Tras la “religiosidad popular” hay valores que hay que salvaguardar. Tal es la convivencia, la solidaridad, el compartir, la hospitalidad, el sentido intuido pero no clarificado de trascendencia. Se trata de discernir, descubrir y valorar lo que hay de positivo. Hay que partir de él para iniciar una auténtica evangelización. Es decir, no se trata tanto de eliminar como de encauzar y purificar.

¿Cómo evangelizar la “religiosidad popular”? Esta pregunta resulta tan curiosa como inútil, y que podríamos cambiarla por otra más importante y comprometida: ¿Cómo queremos que sea el futuro? Si ha de ser evangelizador, trabajemos ya por la evangelización. Aceptemos los medios pastorales de los que disponemos y hagamos de ellos un “espacio de esperanza”. Entre esos medios, contamos con la “religiosidad popular”, en la que, entre otros muchos valores, hay una genuina expresión de fe cristiana.

Por una parte, crece el número de los que se confiesan indiferentes en materia religiosa. Por otra, aumenta la participación de esas mismas personas en acontecimientos religiosos. Las asociaciones relacionadas con la “religiosidad popular” viven un pujante momento, no solo por el aumento del número de hermanos, cofrades, sino de interés por el conocimiento, la formación, el acercamiento a lo que significa esta peculiar manera de vivir la fe. Un fenómeno para estudiar: los templos vacíos y la celebraciones religiosas populares multitudinarias.

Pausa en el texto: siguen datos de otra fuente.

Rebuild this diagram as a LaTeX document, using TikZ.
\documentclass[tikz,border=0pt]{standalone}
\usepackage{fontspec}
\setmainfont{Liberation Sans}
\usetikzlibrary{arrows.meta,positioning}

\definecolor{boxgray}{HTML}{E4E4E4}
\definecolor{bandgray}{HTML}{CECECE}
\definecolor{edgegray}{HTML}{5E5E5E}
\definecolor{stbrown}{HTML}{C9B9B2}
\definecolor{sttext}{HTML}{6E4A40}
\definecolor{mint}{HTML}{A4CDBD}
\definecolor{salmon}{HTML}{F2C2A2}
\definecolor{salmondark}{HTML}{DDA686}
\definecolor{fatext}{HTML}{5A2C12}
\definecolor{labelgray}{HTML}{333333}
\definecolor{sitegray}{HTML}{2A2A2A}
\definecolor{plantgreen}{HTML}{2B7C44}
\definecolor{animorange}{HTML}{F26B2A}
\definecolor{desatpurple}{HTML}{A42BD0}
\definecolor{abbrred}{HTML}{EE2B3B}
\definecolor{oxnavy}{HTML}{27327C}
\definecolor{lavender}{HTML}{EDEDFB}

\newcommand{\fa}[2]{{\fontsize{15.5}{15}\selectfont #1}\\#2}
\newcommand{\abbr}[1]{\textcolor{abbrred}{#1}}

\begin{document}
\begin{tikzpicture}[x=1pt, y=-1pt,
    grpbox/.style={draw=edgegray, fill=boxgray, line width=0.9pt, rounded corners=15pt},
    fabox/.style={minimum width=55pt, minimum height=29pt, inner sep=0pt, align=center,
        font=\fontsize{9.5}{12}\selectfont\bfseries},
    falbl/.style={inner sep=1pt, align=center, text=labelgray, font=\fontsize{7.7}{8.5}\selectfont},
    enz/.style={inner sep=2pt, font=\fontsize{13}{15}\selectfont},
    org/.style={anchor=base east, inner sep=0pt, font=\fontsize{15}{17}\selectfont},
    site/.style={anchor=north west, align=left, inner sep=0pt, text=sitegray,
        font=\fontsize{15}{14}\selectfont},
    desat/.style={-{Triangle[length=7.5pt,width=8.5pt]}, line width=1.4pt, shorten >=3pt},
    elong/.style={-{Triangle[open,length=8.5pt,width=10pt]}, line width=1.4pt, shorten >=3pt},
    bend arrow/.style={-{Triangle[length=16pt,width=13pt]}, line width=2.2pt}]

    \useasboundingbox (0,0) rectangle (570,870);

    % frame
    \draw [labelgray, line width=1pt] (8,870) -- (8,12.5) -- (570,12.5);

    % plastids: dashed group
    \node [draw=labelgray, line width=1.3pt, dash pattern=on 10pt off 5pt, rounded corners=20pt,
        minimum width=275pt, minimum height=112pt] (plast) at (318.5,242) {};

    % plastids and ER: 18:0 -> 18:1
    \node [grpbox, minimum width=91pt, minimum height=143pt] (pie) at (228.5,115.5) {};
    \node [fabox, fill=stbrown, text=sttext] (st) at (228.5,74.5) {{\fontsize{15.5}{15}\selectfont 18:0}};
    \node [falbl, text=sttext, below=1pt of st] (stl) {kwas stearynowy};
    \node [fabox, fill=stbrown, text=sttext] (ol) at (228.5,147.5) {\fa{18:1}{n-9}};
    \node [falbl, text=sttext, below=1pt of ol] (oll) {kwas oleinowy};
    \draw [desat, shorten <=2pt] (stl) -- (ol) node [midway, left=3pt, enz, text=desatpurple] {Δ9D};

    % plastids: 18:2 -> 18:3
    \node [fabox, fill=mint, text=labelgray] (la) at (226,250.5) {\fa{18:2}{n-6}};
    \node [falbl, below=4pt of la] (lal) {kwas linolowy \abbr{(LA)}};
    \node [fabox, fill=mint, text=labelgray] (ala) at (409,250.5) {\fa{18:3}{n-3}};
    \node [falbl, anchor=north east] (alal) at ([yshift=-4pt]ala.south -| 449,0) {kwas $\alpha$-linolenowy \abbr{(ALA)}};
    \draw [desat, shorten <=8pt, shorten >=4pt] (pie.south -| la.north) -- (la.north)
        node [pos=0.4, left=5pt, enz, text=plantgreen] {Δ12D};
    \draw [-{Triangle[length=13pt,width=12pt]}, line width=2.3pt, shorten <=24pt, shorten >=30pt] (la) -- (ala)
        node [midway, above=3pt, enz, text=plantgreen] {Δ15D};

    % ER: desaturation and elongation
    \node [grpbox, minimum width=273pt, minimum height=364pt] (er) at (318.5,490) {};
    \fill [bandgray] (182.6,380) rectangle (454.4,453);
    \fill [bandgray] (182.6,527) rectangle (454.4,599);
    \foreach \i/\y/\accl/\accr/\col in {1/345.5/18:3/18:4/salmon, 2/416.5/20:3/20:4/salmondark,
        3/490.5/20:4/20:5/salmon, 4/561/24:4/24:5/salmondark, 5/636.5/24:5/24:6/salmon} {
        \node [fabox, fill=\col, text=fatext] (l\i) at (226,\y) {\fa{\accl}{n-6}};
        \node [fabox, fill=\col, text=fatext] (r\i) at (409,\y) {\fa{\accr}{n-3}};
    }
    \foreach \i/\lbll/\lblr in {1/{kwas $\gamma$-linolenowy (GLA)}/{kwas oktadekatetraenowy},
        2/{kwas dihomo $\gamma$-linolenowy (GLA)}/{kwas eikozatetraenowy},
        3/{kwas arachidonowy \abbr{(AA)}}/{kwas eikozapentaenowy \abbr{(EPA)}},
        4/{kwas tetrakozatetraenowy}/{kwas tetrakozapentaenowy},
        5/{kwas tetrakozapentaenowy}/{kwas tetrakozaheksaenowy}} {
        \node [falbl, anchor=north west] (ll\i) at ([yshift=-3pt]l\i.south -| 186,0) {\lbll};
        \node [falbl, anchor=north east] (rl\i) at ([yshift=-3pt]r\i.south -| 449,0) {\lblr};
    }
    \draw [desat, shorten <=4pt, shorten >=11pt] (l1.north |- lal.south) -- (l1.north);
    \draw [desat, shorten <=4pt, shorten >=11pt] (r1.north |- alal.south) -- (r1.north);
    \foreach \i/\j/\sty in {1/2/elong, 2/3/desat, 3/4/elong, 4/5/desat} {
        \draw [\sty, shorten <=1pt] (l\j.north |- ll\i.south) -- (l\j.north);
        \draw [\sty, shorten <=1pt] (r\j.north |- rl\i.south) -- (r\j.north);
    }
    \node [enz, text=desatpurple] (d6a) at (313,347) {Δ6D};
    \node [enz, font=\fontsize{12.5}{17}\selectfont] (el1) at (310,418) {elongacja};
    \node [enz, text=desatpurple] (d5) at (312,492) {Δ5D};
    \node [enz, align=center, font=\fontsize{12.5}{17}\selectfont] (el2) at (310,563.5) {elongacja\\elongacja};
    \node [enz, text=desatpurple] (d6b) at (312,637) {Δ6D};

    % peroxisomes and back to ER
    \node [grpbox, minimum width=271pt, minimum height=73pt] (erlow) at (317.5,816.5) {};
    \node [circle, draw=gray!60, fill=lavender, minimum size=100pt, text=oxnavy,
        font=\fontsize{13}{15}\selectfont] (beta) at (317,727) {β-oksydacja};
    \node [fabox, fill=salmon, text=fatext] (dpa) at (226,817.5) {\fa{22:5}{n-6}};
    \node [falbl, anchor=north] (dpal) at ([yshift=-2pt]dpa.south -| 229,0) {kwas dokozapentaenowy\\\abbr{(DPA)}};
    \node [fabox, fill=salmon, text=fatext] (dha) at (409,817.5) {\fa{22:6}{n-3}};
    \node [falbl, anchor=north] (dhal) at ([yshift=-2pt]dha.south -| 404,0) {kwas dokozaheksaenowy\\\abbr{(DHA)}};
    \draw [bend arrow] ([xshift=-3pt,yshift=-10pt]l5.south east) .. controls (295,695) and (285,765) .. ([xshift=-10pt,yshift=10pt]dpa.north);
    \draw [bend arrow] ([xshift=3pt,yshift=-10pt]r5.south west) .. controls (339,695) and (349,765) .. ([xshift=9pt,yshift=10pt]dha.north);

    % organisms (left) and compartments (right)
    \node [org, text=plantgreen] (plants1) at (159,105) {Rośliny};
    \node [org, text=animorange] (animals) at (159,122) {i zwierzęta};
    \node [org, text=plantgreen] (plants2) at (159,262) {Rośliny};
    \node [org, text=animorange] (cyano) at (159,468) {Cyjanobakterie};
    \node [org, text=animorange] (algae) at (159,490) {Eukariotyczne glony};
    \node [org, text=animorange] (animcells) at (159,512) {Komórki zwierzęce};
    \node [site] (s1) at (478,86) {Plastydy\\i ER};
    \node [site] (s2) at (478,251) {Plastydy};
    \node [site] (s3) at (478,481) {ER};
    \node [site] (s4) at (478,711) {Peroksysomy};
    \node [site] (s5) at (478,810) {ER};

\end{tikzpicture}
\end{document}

Lo religioso llega a los ámbitos más distintos, crea interés y es fuerza de convocatoria y de participación social del pueblo, que expresa su fe en un lenguaje total de palabras, gestos, música, imágenes, costumbres, vestidos... Se comparte la alegría de la fiesta religiosa y se toma nuevo aliento para vivir con mayor fidelidad la vida cristiana. Es obligado decir que, para que produzcan tan buenos frutos, es necesaria una adecuada acción pastoral y catequética. De ahí que será oportuno tener en cuenta que el pasado no ahogue el presente y el presente no quite esperanza al futuro.